知財判決 徒然日誌

論理構成がわかりやすく踏み込んだ判決が続く知財高裁の判決を中心に、感想などをつづった備忘録。

判断の根拠を証拠による認定事実に基づき具体的に明示することを必ずしも要しない場合

2013-03-31 22:54:08 | 特許法29条2項
事件番号 平成24(行ケ)10111
事件名 審決取消請求事件
裁判年月日 平成25年01月28日
裁判所名 知的財産高等裁判所  
権利種別 特許権
訴訟類型 行政訴訟
裁判長裁判官 芝田俊文,裁判官 西理香,知野明

(ア) 上記イの各種刊行物の記載内容から判断すると,「蒸着により膜形成を行う場合,蒸着させる対象の表面の材質,構造により膜の成長がうまくいくかどうかが左右されること」は,当業者にとって常識的な事項であることが優に認められる
 原告は,審決は,何ら主張立証のないまま,「蒸着により膜形成を行う場合,蒸着させる対象の表面の材質,構造により膜の成長がうまくいくかどうかが左右されることは,当業者にとって常識的な事項である」と認定し,これを相違点1に係る容易想到性判断の当然の前提としており,この点において理由不備の違法があるとと主張する。

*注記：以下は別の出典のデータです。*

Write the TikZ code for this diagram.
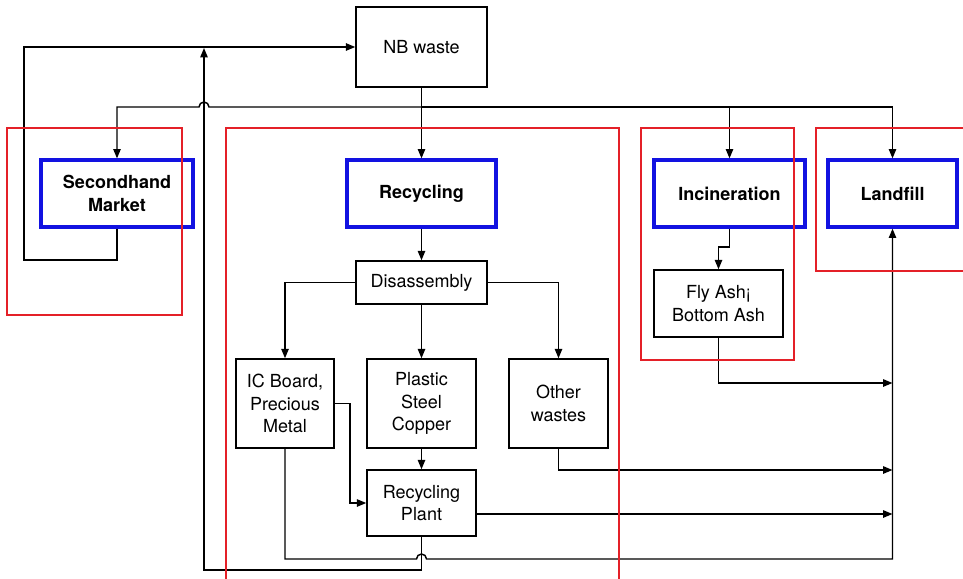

 しかし,発明の属する技術の分野における通常の知識を有する者の技術上の常識又は技術水準とされる事実などこれらの者にとって顕著な事実について判断を示す場合は,その判断の根拠を証拠による認定事実に基づき具体的に明示することを必ずしも要しない最高裁昭和59年3月13日第三小法廷判決裁判集民事141号339頁参照)ところ,「蒸着により膜形成を行う場合,蒸着させる対象の表面の材質,構造により膜の成長がうまくいくかどうかが左右されること」は,当業者にとって常識的な事項であるから,この点について判断を示す場合は,その判断の根拠を証拠による認定事実に基づき具体的に明示することは必ずしも必要ではない。